My understanding is that calculus can be built up in two ways – the conventional way with limits and so on, and then non-standard analysis, which includes infinitesimals. I would have thought (I don’t have any recent experience studying analysis) that the number system which includes the infinitesimals is a different “mathematical structure that has all the arithmetical and order properties that you would expect of the real numbers, and also satisfies the least upper bound axiom”, but it is different from the reals. What am I missing here? (I studied surreal numbers a bit, long ago. Do they not satisfy the least upper bound axiom?)
I don’t know much about nonstandard analysis myself, but it’s my understanding that something goes wrong with the least upper bound property. The infinitesimals don’t have the least upper bound property, but I don’t know if there’s a way around that in nonstandard analysis. It is my understanding that nonstandard analysis is in some sense the “same” as standard analysis, i.e. the same theorems are true in each one. So perhaps the “up to isomorphism” part of Gowers’ quote comes in here.

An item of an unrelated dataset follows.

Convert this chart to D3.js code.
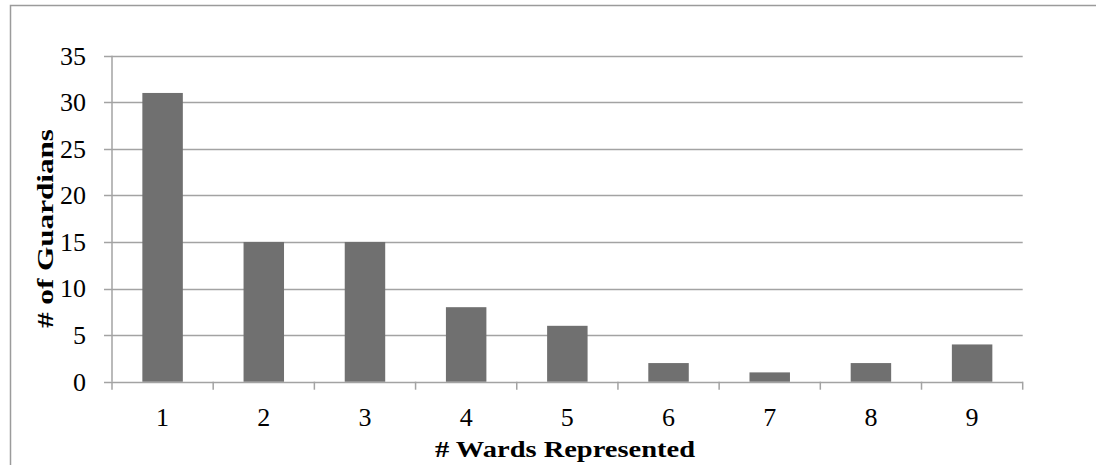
<!DOCTYPE html>
<html>
<head>
<meta charset="utf-8">
<script src="https://cdn.jsdelivr.net/npm/d3@7"></script>
<style>
  html, body { margin: 0; padding: 0; background: #fff; }
  svg { display: block; }
  text { font-family: "Liberation Serif", "Times New Roman", serif; fill: #000; }
</style>
</head>
<body>
<svg id="chart" width="1099" height="465"></svg>
<script>
// Number of wards each guardian represents
const categories = ["1", "2", "3", "4", "5", "6", "7", "8", "9"];
const guardians = [31, 15, 15, 8, 6, 2, 1, 2, 4];
const yTicks = [0, 5, 10, 15, 20, 25, 30, 35];
const xTitle = "# Wards Represented";
const yTitle = "# of Guardians";

const svg = d3.select("#chart");
const plot = { left: 112, right: 1022.7, top: 55.7, bottom: 381.7 };

// Chart frame (left and top edges fall inside the page)
svg.append("path")
  .attr("d", "M10.5,470 V5.5 H1096")
  .attr("fill", "none").attr("stroke", "#9b9b9b").attr("stroke-width", 1.5);

const x = d3.scaleBand().domain(categories)
  .range([plot.left, plot.right]).paddingInner(0.6).paddingOuter(0.3);
const xEdge = d3.scaleLinear().domain([0, categories.length]).range([plot.left, plot.right]);
const y = d3.scaleLinear().domain([0, 35]).range([plot.bottom, plot.top]);

// Horizontal gridlines with short ticks extending left of the axis
const gridColor = "#a3a3a3";
svg.append("g").selectAll("line").data(yTicks).join("line")
  .attr("x1", plot.left - 8).attr("x2", plot.right)
  .attr("y1", d => Math.round(y(d)) + 0.5).attr("y2", d => Math.round(y(d)) + 0.5)
  .attr("stroke", gridColor).attr("stroke-width", 1.5);

// Y axis line
svg.append("line")
  .attr("x1", plot.left).attr("x2", plot.left)
  .attr("y1", plot.top).attr("y2", plot.bottom)
  .attr("stroke", gridColor).attr("stroke-width", 1.5);

// X category boundary ticks below the axis
svg.append("g").selectAll("line").data(d3.range(categories.length + 1)).join("line")
  .attr("x1", d => xEdge(d)).attr("x2", d => xEdge(d))
  .attr("y1", plot.bottom).attr("y2", plot.bottom + 8)
  .attr("stroke", gridColor).attr("stroke-width", 1.5);

// Bars
svg.append("g").selectAll("rect").data(guardians).join("rect")
  .attr("x", (d, i) => x(categories[i]))
  .attr("width", x.bandwidth())
  .attr("y", d => y(d))
  .attr("height", d => y(0) - y(d))
  .attr("fill", "#707070");

// Y tick labels
svg.append("g").selectAll("text").data(yTicks).join("text")
  .attr("x", 86).attr("y", d => y(d))
  .attr("dy", "0.34em")
  .attr("text-anchor", "end")
  .attr("font-size", 26)
  .text(d => d);

// X tick labels
svg.append("g").selectAll("text").data(categories).join("text")
  .attr("x", d => x(d) + x.bandwidth() / 2).attr("y", 426)
  .attr("text-anchor", "middle")
  .attr("font-size", 26)
  .text(d => d);

// Axis titles
svg.append("text")
  .attr("x", 565).attr("y", 457)
  .attr("text-anchor", "middle")
  .attr("font-size", 24).attr("font-weight", "bold")
  .attr("textLength", 260).attr("lengthAdjust", "spacingAndGlyphs")
  .text(xTitle);

svg.append("text")
  .attr("transform", "translate(53,228.5) rotate(-90)")
  .attr("text-anchor", "middle")
  .attr("font-size", 24).attr("font-weight", "bold")
  .attr("textLength", 199).attr("lengthAdjust", "spacingAndGlyphs")
  .text(yTitle);
</script>
</body>
</html>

The transfer principle says that first order statements about the real numbers are also valid for the hyperreals. However, the least upper bound axiom is not a first order property, since it involves quantifying over arbitrary bounded subsets of the reals.
I haven’t done Analysis in a while, but the professor who taught me Analysis mentioned that he was going to teach the Least Upper Bound Axiom as a result, rather than an assumption. I forget exactly what he said was interchangeable. It had something to do with making a different assumption, which lead to Least Upper Bound. However, you still needed to make an axiom to replace it, so it’s not like he was working with less Axioms than a standard Analysis course.